Growth management strategies often focus on land use patterns. Less attention is given to the ways in which interventions designed to limit the expansion of city-regions affect transportation (Buliung and Kanaroglou, 2006). The past 15 years (the period immediately preceding the release of the Growth Plan) have been characterized by the production of vast spaces for consumption, primarily (but not entirely) located in suburban areas, close to high-capacity roads and highways (see Figure 16). These developments have been organized around well-established infrastructure, particularly the roads and highways built since the Second World War.
Placing auto-oriented retail and other "destinations" at these locations, improves the "reach" of retailers into the auto-oriented and auto-dependent segments of the market.20 However, this accessibility advantage, which consumers associate with convenience and low retail prices, is incompatible with the design goals of the Growth Plan, which promote the mixing of uses and the placement of sites for everyday activities closer to where people live, work, and play.
The Growth Plan proposes the long-term development of an alternative "value-added" landscape around highway interchanges (as well as ports, rail yards, and airports), a landscape that includes, "areas for manufacturing, warehousing, and associated retail, office and ancillary facilities, where appropriate" (MPIR, 2006, 19, emphasis added). However, since many of these areas already contain power retail and associated parking lots, the opportunity to establish manufacturing or other types of employment use in some of these places may have passed. A land use inventory that documents what is currently in place in these locations is needed to support the Growth Plan's policies in this area.

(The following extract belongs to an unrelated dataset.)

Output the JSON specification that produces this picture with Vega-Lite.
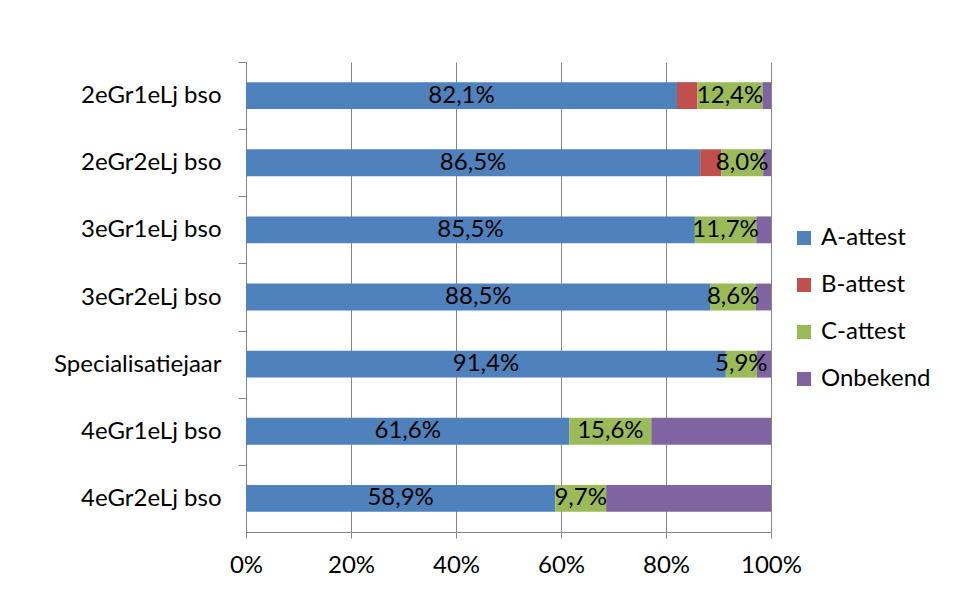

The on-going expansion of unenclosed power centres at the intersection of major arterials, and around highway interchanges essentially forces consumers to use their cars more, not only to get to these centres, but to also navigate their way around these islands of retail activity surrounded by parking lots. Similarly, recent mall development (i.e., Vaughan Mills) and re-development has added external big-box retailers and services to the periphery of enclosed shopping venues, thereby turning the malls "inside out," and entrenching auto-dependency. Nevertheless, the on-going redevelopment (and re-use) of existing retail locations provide substantial opportunities to encourage more sustainable development, provided that these opportunities can be seized.
Figure 16: Power retailing ('00s of retail square feet) and the 400-series highways
Notes
20. An individual can be auto-oriented (i.e., favouring the automobile) without being auto-dependent. For example, and insofar as neighbourhood density is an acceptable indicator of the potential for "auto-independence," Turcotte (2008) has shown that fewer than half of residents of urban neighbourhoods take at least one trip per day by car as the driver.